Cette revue est un chemin emprunté à plusieurs pour donner forme à des vérités communes. Elle se bâtit autour de lectures, d’écoute de films, de séances de collages, de discussions animées et parfois difficiles. C’est à la fois un jeu d’élaboration d’une sensibilité collective et une tentative de jeter quelques pistes de réflexion et d’action dans un monde qui tourne à vide.

Les différends ouvrent des points de tension, de dissonance, à partir desquels on construit des affects communs. On fait l’expérience de ce qui nous lie à travers ce qui nous délie, pourrait-on dire.
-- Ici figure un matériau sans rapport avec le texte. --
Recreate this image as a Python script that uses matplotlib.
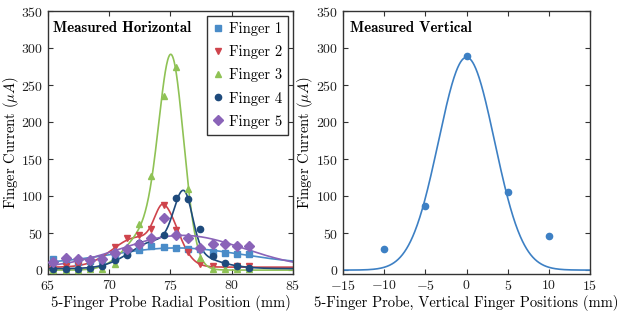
import numpy as np
import matplotlib
matplotlib.use("Agg")
import matplotlib.pyplot as plt

plt.rcParams['font.family'] = ['cmr10', 'DejaVu Sans']
plt.rcParams['mathtext.fontset'] = 'cm'
plt.rcParams['axes.formatter.use_mathtext'] = True
plt.rcParams['axes.unicode_minus'] = True

# ---------------- data ----------------
positions = [65.45 + k for k in range(17)]
finger_labels = ["Finger 1", "Finger 2", "Finger 3", "Finger 4", "Finger 5"]
finger1 = [15, 12, 11, 12, 13, 18, 23, 27, 33, 31, 30, 29, 28, 24, 23, 22, 22]
finger2 = [5, 5, 7, 9, 14, 31, 43, 47, 56, 88, 54, 24, 8, 6, 5, 6, 6]
finger3 = [0.5, 0.5, 0.5, 1, 2, 8, 25, 62, 128, 235, 275, 110, 16, 2, 1, 1, 1]
finger4 = [1, 1, 1.5, 2.5, 6, 13, 20, 36, 44, 47, 98, 96, 55, 19, 10, 5, 3]
finger5 = [11, 16, 14.5, 13.5, 15, 23, 29, 35, 43, 70, 48, 44, 30, 35, 35, 33, 32]

# fitted-curve parameters (offset + two split-Gaussian components)
fit_c   = [8, 4, 0, 2, 2]
fit_A1  = [22, 40, 55, 38, 45]
fit_m1  = [75.5, 72.3, 73.3, 74.0, 76.0]
fit_s1L = [5.26, 2.0, 1.8, 2.2, 5.0]
fit_s1R = [5.26, 2.0, 1.8, 3.0, 5.0]
fit_A2  = [0, 63, 258, 76, 0]
fit_m2  = [75, 74.5, 75.1, 76.1, 75]
fit_s2L = [1, 0.75, 1.0, 0.8, 1]
fit_s2R = [1, 1.15, 1.0, 0.7, 1]

vert_pos = [-10, -5, 0, 5, 10]
vert_cur = [28, 87, 290, 106, 46]
vert_fit_A, vert_fit_m, vert_fit_s = 288, 0.0, 3.4

colors = ['#4a8cc8', '#cf444c', '#8fc255', '#1e4a7c', '#8a63b8']
markers = ['s', 'v', '^', 'o', 'D']
msizes = [4.2, 4.5, 4.5, 4.5, 4.8]
vert_color = '#3d80c4'


def comp(x, A, m, sl, sr):
    s = np.where(x < m, sl, sr)
    return A * np.exp(-(x - m) ** 2 / (2 * s ** 2))


fig = plt.figure(figsize=(6.23, 3.18), dpi=100)
ax1 = fig.add_axes([0.077, 0.139, 0.393, 0.825])
ax2 = fig.add_axes([0.5506, 0.139, 0.3965, 0.825])

fingers = [finger1, finger2, finger3, finger4, finger5]
xf = np.linspace(65, 85, 600)
for i, vals in enumerate(fingers):
    yf = fit_c[i] + comp(xf, fit_A1[i], fit_m1[i], fit_s1L[i], fit_s1R[i]) \
        + comp(xf, fit_A2[i], fit_m2[i], fit_s2L[i], fit_s2R[i])
    ax1.plot(xf, yf, color=colors[i], lw=1.2, zorder=2)
for i, vals in enumerate(fingers):
    ax1.plot(positions, vals, linestyle='none', marker=markers[i],
             ms=msizes[i], color=colors[i], mec=colors[i], label=finger_labels[i], zorder=3)

xv = np.linspace(-15, 15, 600)
ax2.plot(xv, comp(xv, vert_fit_A, vert_fit_m, vert_fit_s, vert_fit_s), color=vert_color, lw=1.2)
ax2.plot(vert_pos, vert_cur, linestyle='none', marker='o', ms=4.5, color=vert_color)

for ax in (ax1, ax2):
    ax.set_ylim(-5, 350)
    ax.set_yticks(np.arange(0, 351, 50))
    ax.tick_params(direction='in', top=True, right=True, length=3.5, width=0.8,
                   labelsize=10, pad=3.5, colors='#333333', labelcolor='#222222')
    for sp in ax.spines.values():
        sp.set_color('#333333')
        sp.set_linewidth(1.0)
    ax.set_ylabel(r"Finger Current ($\mu A$)", fontsize=10.5)

ax1.yaxis.set_label_coords(-0.112, 0.5)
ax2.yaxis.set_label_coords(-0.113, 0.5)

ax1.set_xlim(65, 85)
ax1.set_xticks([65, 70, 75, 80, 85])
ax1.set_xlabel("5-Finger Probe Radial Position (mm)", fontsize=10.5, labelpad=1.5)
ax2.set_xlim(-15, 15)
ax2.set_xticks([-15, -10, -5, 0, 5, 10, 15])
ax2.set_xlabel("5-Finger Probe, Vertical Finger Positions (mm)", fontsize=10.5, labelpad=1.5)

ax1.text(0.02, 0.965, "Measured Horizontal", transform=ax1.transAxes, va='top', ha='left',
         fontsize=10.8, family='cmb10')
ax2.text(0.03, 0.965, "Measured Vertical", transform=ax2.transAxes, va='top', ha='left',
         fontsize=10.8, family='cmb10')

leg = ax1.legend(loc='upper right', numpoints=1, fontsize=10.5, fancybox=False,
                 framealpha=1, edgecolor='#333333', borderaxespad=0.3,
                 handlelength=0.6, handletextpad=0.4, labelspacing=0.62, borderpad=0.45)
leg.get_frame().set_linewidth(1.0)

fig.savefig("out.png", dpi=100)
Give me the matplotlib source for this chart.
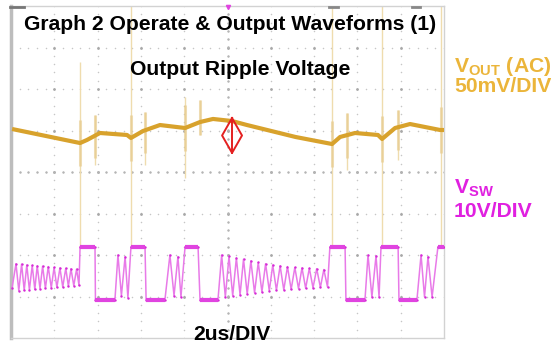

C’est dans la fêlure qu’on se donne une forme et une consistance, et c’est par cette disposition à se fêler qu’on peut entrevoir, fabuler et désirer d’autres manières de composer, de se lier, de prendre soin. Apprendre à se dire je veux plus être ton ami, non comme déclaration de rupture, mais comme désir de liaison. Je veux plus être ton ami, plus qu’hier, toujours plus.

Vous pouvez vous prendre pour ce que vous voulez, nous rêvons de l’impossible, de n’être personne.

Nous jouons la guerre, mais nous nous savons fantassins factices. Ce qui importe ce sont les fruits que nous tirons de notre jeu. Une certaine humilité à nous voir trébucher, frapper dans le vide ou trop fort. À nous prendre pour autre chose, sciemment, nous nous offrons les possibilités du rêve.